Oysa dolardaki yükselişin çok daha derinde yatan makro ekonomik, finansal ve siyasi nedenleri var.
Her şeyden önce bu ülke dünyanın en yüksek enflasyon oranlarından birine sahip. TÜİK’in açıkladığı resmi enflasyon yüzde 74’e geldi, yüzde 100’e gidiyor. Üretici fiyatlarındaki artış yüzde 130’un üzerinde.
Enflasyondaki artış, şirketlerin maliyetlerini patlattı. TL’nin enflasyondan arındırılmış değerini gösteren reel efektif kur yükseliyor. Türk şirketleri uluslararası pazarlarda Çinli, Vietnamlı, Faslı, Polonyalı şirketlerle rekabet etmekte zorlanıyorlar. Bu, bir noktadan sonra ihracatın ivme kaybetmesine yol açacak. (Nitekim ihracatın artış hızı -yüzde 15-, ithalatın artış hızının -yüzde 45- üçte birine düşmüş durumda.)
Dolardaki yükselişin sebeplerinden biri bu. Yani en-flas-yon! İhracatçıların enflasyon nedeniyle yitirmeye başladıkları rekabet gücünü yeniden kazanmaları için TL daha da değer yitirmek zorunda.
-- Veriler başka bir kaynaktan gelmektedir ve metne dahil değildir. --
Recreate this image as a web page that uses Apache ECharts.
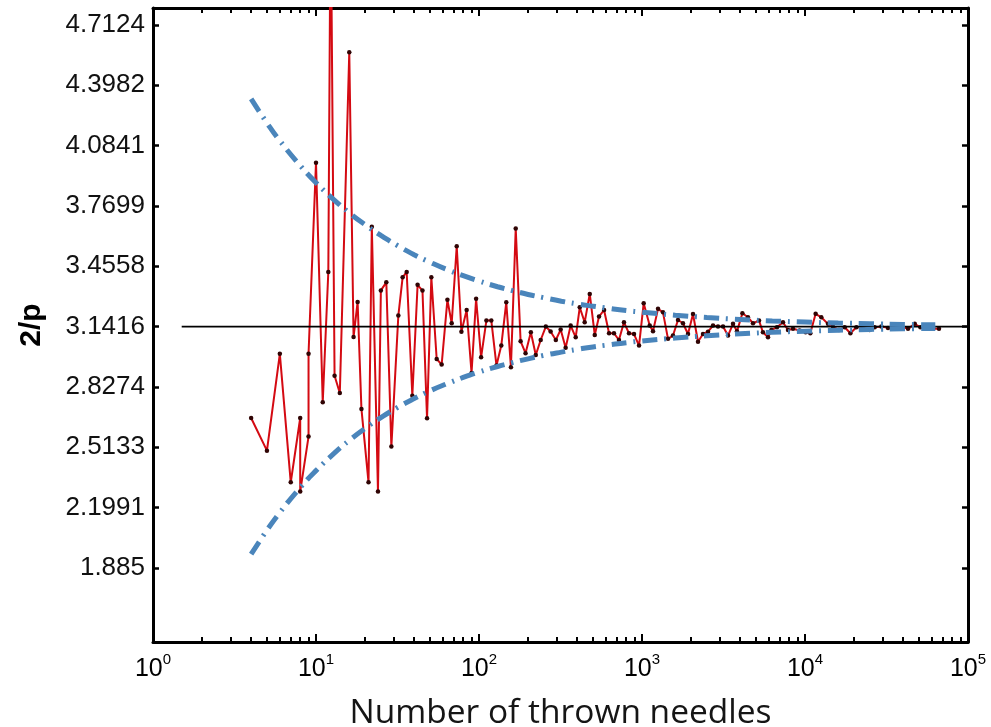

İkinci neden, cari açıktaki patlama. Türkiye geçen yılı 14 milyar dolarlık cari açıkla kapatmıştı. Şu anda 12 aylık açık 25 milyar dolarda, yıl sonunda 40-50 milyar dolara yükselmesi bekleniyor.
Cari açığın finansmanı için Merkez Bankası’nın rezervlerine ihtiyaç var. Çünkü Türkiye Cumhuriyeti vatandaşlığını satın almak için konut yatırımı yapanları saymazsanız yabancı sermaye girişi durdu.
Türkiye’nin yaklaşık 440 milyar dolar dış borcu var. Bunun 182 milyar dolarlık kısmının vadesi önümüzdeki bir yıl içinde doluyor. Toplayalım, 182 milyar dolarlık kısa vadeli döviz borcu + 40-50 milyar dolarlık cari açık. Türkiye önümüzdeki bir yıl içinde 220-230 milyar dolara ihtiyaç duyacak.
“Canım, dış borcun büyük kısmı yenilenecek” diyenler olabilir. Doğru ama dün Bloomberg’den, BDDK’nın son kararı sonrasında yabancı yatırımcıların Türk şirketlerine verdikleri kredilerin bir kısmının ödenmesini isteyeceğini öğrendik. Merkez Bankası’nın kasasında acaba Türkiye’nin döviz ihtiyacını karşılayacak yeterli para var mı?
Net rezervler 7.4 milyar dolara gerilemiş durumda. Swap (Para takası) ile başka bankalardan borç alınan dövizleri çıkardığmızda ise eksi 53.8 milyar dolarda olduğunu görüyoruz. Hadi onlara değil de başka bankaların Merkez Bankası’nda emaneten duran zorunlu karşılıklarını da içeren brüt rezervlere bakalım. O da 102 milyar dolarda. Yani Türkiye’nin bir yıllık döviz ihtiyacının çok altında.
Bütün bunların üstüne FED’in (Amerikan Merkez Bankası) para politikasında gittiği u dönüşü tuz biber ekti. FED’in faiz artırımları nedeniyle Türkiye’nin de aralarında yer aldığı gelişen ülkelerin risk primi bir süredir artıyor. Bu Türkiye’nin işini daha da zorlaştırıyor.
Bunları bir kenara bırakıp, zincir marketlere ceza kesmek dışında enflasyonla mücadeleye yönelik hiçbir somut önlem almayıp bütün suçu “Londa’daki tefecilere” ve içeride “İhtiyaç duymadığı halde” döviz alan şirketlere yüklemek, Don Kişot gibi yel değirmenlerine saldırmak demek.
İktidar Don Kişot’luğa devam ettikçe dolar daha da yükselecek.